Steve was the first person I knew of that spoke about software engineering as a discipline that demanded self-improvement. He wrote about dozens of subjects, but the one huge message I got across from reading all of them was, “there is more to this craft than meeting requirements at your day job and learning the syntax of the single programming language you use there.” Some of it was a little intimidating, especially when Steve gave examples of suboptimal behavior that I was directly exhibiting (or when he was bashing on Perl), but as long as you focused on Steve’s overall point and didn’t just argue his potentially imperfect examples in your head, you would realize he always had something great to say.

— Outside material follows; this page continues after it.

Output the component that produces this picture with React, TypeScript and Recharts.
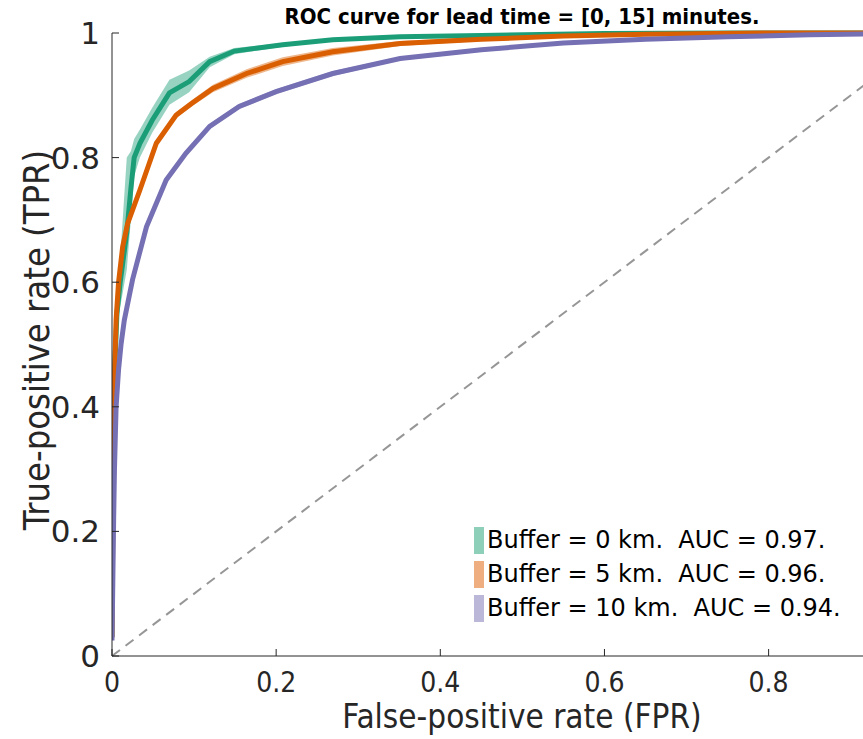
import { ComposedChart, Line, Area, XAxis, YAxis, Label } from "recharts";

// ROC points: FPR, TPR and the shaded band (low / high)
const fprBuf0 = [0, 0.001, 0.003, 0.006, 0.01, 0.014, 0.018, 0.023, 0.027, 0.034, 0.049, 0.07, 0.094, 0.119, 0.149, 0.208, 0.269, 0.351, 0.45, 0.6, 0.75, 1];
const tprBuf0 = [0.03, 0.3, 0.45, 0.55, 0.6, 0.64, 0.68, 0.75, 0.8, 0.823, 0.86, 0.904, 0.922, 0.954, 0.971, 0.981, 0.989, 0.994, 0.996, 0.999, 1, 1];
const lowBuf0 = [0.03, 0.27, 0.42, 0.52, 0.56, 0.59, 0.62, 0.7, 0.77, 0.8, 0.84, 0.885, 0.905, 0.945, 0.966, 0.978, 0.987, 0.993, 0.995, 0.998, 1, 1];
const highBuf0 = [0.03, 0.33, 0.48, 0.58, 0.64, 0.72, 0.8, 0.81, 0.83, 0.845, 0.88, 0.925, 0.94, 0.962, 0.976, 0.984, 0.991, 0.995, 0.997, 1, 1, 1];

const fprBuf5 = [0, 0.001, 0.002, 0.003, 0.005, 0.008, 0.013, 0.019, 0.034, 0.054, 0.078, 0.097, 0.123, 0.164, 0.208, 0.269, 0.351, 0.45, 0.55, 0.65, 0.8, 1];
const tprBuf5 = [0.03, 0.22, 0.35, 0.45, 0.54, 0.6, 0.657, 0.694, 0.748, 0.823, 0.868, 0.887, 0.911, 0.935, 0.954, 0.97, 0.983, 0.99, 0.995, 0.998, 1, 1];
const lowBuf5 = [0.03, 0.21, 0.34, 0.44, 0.535, 0.595, 0.652, 0.689, 0.743, 0.818, 0.863, 0.882, 0.905, 0.928, 0.947, 0.964, 0.979, 0.987, 0.993, 0.997, 1, 1];
const highBuf5 = [0.03, 0.23, 0.36, 0.46, 0.545, 0.605, 0.662, 0.699, 0.753, 0.828, 0.873, 0.892, 0.917, 0.942, 0.961, 0.976, 0.987, 0.993, 0.997, 0.999, 1, 1];

const fprBuf10 = [0, 0.001, 0.002, 0.003, 0.005, 0.008, 0.011, 0.015, 0.025, 0.042, 0.066, 0.09, 0.119, 0.155, 0.2, 0.269, 0.351, 0.45, 0.55, 0.65, 0.75, 0.85, 1];
const tprBuf10 = [0.025, 0.12, 0.22, 0.3, 0.4, 0.46, 0.5, 0.539, 0.604, 0.689, 0.764, 0.807, 0.85, 0.882, 0.906, 0.935, 0.959, 0.973, 0.984, 0.99, 0.994, 0.997, 1];
const lowBuf10 = [0.025, 0.115, 0.215, 0.295, 0.395, 0.455, 0.495, 0.535, 0.6, 0.685, 0.76, 0.803, 0.846, 0.878, 0.902, 0.931, 0.956, 0.97, 0.982, 0.988, 0.993, 0.996, 1];
const highBuf10 = [0.025, 0.125, 0.225, 0.305, 0.405, 0.465, 0.505, 0.543, 0.608, 0.693, 0.768, 0.811, 0.854, 0.886, 0.91, 0.939, 0.962, 0.976, 0.986, 0.992, 0.995, 0.998, 1];

const chanceFpr = [0, 1];
const chanceTpr = [0, 1];

const xTicks = [0, 0.2, 0.4, 0.6, 0.8];
const yTicks = [0, 0.2, 0.4, 0.6, 0.8, 1];

const toRows = (fpr: number[], tpr: number[], low: number[], high: number[]) =>
  fpr.map((x, i) => ({ fpr: x, tpr: tpr[i], band: [low[i], high[i]] }));

const series = [
  { key: "b0", label: "Buffer = 0 km.  AUC = 0.97.", color: "#1b9e77", patch: "#8ecfba", rows: toRows(fprBuf0, tprBuf0, lowBuf0, highBuf0) },
  { key: "b5", label: "Buffer = 5 km.  AUC = 0.96.", color: "#d95f02", patch: "#eeae80", rows: toRows(fprBuf5, tprBuf5, lowBuf5, highBuf5) },
  { key: "b10", label: "Buffer = 10 km.  AUC = 0.94.", color: "#7570b3", patch: "#bab7d9", rows: toRows(fprBuf10, tprBuf10, lowBuf10, highBuf10) },
];

const chanceRows = chanceFpr.map((x, i) => ({ fpr: x, tpr: chanceTpr[i] }));

const AXIS = "#262626";

function XTick(props: any) {
  const { x, y, payload } = props;
  return (
    <g>
      <line x1={x} y1={y} x2={x} y2={y - 7} stroke={AXIS} strokeWidth={1} />
      <text x={x} y={y + 36} textAnchor="middle" fontFamily="DejaVu Sans Condensed" fontSize={28} fill={AXIS}>
        {String(payload.value)}
      </text>
    </g>
  );
}

function YTick(props: any) {
  const { x, y, payload } = props;
  return (
    <g>
      <line x1={x} y1={y} x2={x + 7} y2={y} stroke={AXIS} strokeWidth={1} />
      <text x={x - 12} y={y} textAnchor="end" dominantBaseline="central" fontFamily="DejaVu Sans" fontSize={31} fill={AXIS}>
        {String(payload.value)}
      </text>
    </g>
  );
}

function LegendBox() {
  return (
    <div style={{ position: "absolute", left: 474, top: 523, fontFamily: "DejaVu Sans", fontSize: 24, color: "#000" }}>
      {series.map((s) => (
        <div key={s.key} style={{ display: "flex", alignItems: "center", height: 34 }}>
          <div style={{ width: 10, height: 27, background: s.patch, marginRight: 3 }} />
          <span style={{ whiteSpace: "pre" }}>{s.label}</span>
        </div>
      ))}
    </div>
  );
}

export default function App() {
  return (
    <div style={{ position: "absolute", left: 0, top: 0, width: 863, height: 739, background: "#fff" }}>
      <ComposedChart width={863} height={739} margin={{ top: 33, right: 0, bottom: 23, left: 12 }}>
        <XAxis
          type="number"
          dataKey="fpr"
          domain={[0, 0.915]}
          allowDataOverflow
          ticks={xTicks}
          tick={<XTick />}
          tickLine={false}
          tickSize={0}
          tickMargin={0}
          height={60}
          axisLine={{ stroke: AXIS, strokeWidth: 1 }}
        >
          <Label
            content={() => (
              <text x={522} y={728} textAnchor="middle" fontFamily="DejaVu Sans Condensed" fontSize={33} fill={AXIS}>
                False-positive rate (FPR)
              </text>
            )}
          />
        </XAxis>
        <YAxis
          type="number"
          domain={[0, 1]}
          ticks={yTicks}
          tick={<YTick />}
          tickLine={false}
          tickSize={0}
          tickMargin={0}
          width={100}
          axisLine={{ stroke: AXIS, strokeWidth: 1 }}
        >
          <Label
            content={() => (
              <text
                x={36}
                y={340}
                transform="rotate(-90, 36, 340)"
                textAnchor="middle"
                dominantBaseline="central"
                fontFamily="DejaVu Sans Condensed"
                fontSize={36}
                fill={AXIS}
              >
                True-positive rate (TPR)
              </text>
            )}
          />
        </YAxis>
        <Line
          data={chanceRows}
          dataKey="tpr"
          stroke="#969696"
          strokeWidth={2}
          strokeDasharray="10 7"
          dot={false}
          activeDot={false}
          legendType="none"
          isAnimationActive={false}
        />
        {series.map((s) => (
          <Area
            key={s.key + "-band"}
            data={s.rows}
            dataKey="band"
            type="linear"
            stroke="none"
            fill={s.color}
            fillOpacity={0.45}
            isAnimationActive={false}
          />
        ))}
        {series.map((s) => (
          <Line
            key={s.key}
            data={s.rows}
            dataKey="tpr"
            name={s.label}
            type="linear"
            stroke={s.color}
            strokeWidth={5}
            dot={false}
            activeDot={false}
            isAnimationActive={false}
          />
        ))}
      </ComposedChart>
      <LegendBox />
      <div
        style={{
          position: "absolute",
          left: 522,
          top: 4,
          transform: "translateX(-50%)",
          whiteSpace: "nowrap",
          fontFamily: "DejaVu Sans Condensed",
          fontWeight: "bold",
          fontSize: 22,
          color: "#000",
        }}
      >
        ROC curve for lead time = [0, 15] minutes.
      </div>
    </div>
  );
}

So I’ve made it a habit to reread his essays from time to time, and the other day I checked out ‘Ten Predictions.’ It’s on his old Amazon blog (as opposed to his personal blog, which sadly he doesn’t update as often as he used to), and I remember first reading this in 2007 and thinking, “hmm, I wonder if he’ll be right.” Well when I reread it, I saw a lot of references to things happening or not happening in 2010 and 2011, and since that’s, well, now, I don’t have to wonder if he’s going to be right — we can actually tell if he’s right or not.
So, let’s see what Steve had to say. Keep in mind the original essay was written in early 2004 (I believe).

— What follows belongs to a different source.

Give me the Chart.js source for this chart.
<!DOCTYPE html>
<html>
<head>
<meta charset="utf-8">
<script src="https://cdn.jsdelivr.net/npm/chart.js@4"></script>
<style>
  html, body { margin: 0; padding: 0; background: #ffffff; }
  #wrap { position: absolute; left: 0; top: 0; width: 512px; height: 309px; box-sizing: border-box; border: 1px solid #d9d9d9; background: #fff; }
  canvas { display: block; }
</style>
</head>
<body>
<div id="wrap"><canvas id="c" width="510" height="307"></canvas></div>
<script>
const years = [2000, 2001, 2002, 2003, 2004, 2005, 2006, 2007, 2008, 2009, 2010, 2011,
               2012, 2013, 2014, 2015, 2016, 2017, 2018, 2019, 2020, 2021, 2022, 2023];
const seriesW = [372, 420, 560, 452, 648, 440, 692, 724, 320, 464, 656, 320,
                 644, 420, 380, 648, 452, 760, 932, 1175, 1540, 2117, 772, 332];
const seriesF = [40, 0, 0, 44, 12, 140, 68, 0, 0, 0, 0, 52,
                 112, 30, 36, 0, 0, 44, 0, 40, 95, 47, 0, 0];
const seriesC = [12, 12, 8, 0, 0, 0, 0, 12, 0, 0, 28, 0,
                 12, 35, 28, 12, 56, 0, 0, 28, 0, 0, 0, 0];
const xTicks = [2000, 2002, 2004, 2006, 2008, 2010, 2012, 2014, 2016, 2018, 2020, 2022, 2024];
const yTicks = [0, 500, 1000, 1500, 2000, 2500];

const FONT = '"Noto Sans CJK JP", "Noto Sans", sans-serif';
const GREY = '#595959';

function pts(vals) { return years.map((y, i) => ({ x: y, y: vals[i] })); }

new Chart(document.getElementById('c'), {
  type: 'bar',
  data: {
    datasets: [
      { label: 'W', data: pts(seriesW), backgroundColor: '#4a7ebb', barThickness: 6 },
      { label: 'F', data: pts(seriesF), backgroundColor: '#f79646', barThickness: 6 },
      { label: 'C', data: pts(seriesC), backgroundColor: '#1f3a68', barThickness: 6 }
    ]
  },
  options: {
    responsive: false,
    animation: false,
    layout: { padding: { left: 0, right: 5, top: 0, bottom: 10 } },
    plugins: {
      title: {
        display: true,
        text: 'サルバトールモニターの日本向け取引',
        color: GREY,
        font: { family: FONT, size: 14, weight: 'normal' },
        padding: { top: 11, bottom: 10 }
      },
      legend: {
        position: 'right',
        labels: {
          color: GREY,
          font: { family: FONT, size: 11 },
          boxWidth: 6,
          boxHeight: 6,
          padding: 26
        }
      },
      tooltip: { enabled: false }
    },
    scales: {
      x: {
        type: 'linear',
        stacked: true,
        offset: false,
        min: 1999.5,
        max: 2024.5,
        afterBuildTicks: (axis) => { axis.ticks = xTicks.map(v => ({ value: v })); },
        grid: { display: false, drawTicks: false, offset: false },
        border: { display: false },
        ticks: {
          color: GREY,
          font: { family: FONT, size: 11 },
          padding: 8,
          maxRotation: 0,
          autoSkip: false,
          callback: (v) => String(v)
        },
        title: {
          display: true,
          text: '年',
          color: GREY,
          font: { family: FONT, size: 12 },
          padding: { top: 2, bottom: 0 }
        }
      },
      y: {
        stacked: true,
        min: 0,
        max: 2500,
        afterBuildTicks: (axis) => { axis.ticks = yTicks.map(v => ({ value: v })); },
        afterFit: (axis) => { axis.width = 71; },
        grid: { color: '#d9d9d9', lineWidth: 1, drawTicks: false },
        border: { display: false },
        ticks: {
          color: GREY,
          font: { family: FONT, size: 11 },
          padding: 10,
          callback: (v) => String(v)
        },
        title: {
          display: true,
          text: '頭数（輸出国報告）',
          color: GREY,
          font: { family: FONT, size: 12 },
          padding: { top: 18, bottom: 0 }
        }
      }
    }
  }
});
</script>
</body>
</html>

Prediction #1: XML databases will surpass relational databases in popularity by 2011.
Reason for prediction: Nobody likes to do O/R mapping; everyone just wants a solution.
XML databases like BaseX never caught on, so while Steve was wrong about that, he was right that people did want solutions to problems that didn’t fit nicely into a relational database. The past five years have seen an explosion of “NoSQL” solutions for structured and unstructured data, named such because they don’t require fixed table schemas and easily scale horizontally.
Will these solutions eventually become more popular than relational databases? Well, I think that question is misleading because I don’t think relational and non-relational databases fight over ‘market share.’ We’ve seen a gradual evolution of both sides where relational database solutions are becoming more horizontally scalable and getting better at storing unstructured data, and NoSQL solutions are getting better at providing the same kind of query languages and developer tools available to relational databases. So the idea of one surpassing the other in popularity is kind of a false dichotomy, as their designations will only get less and less binary as time goes on.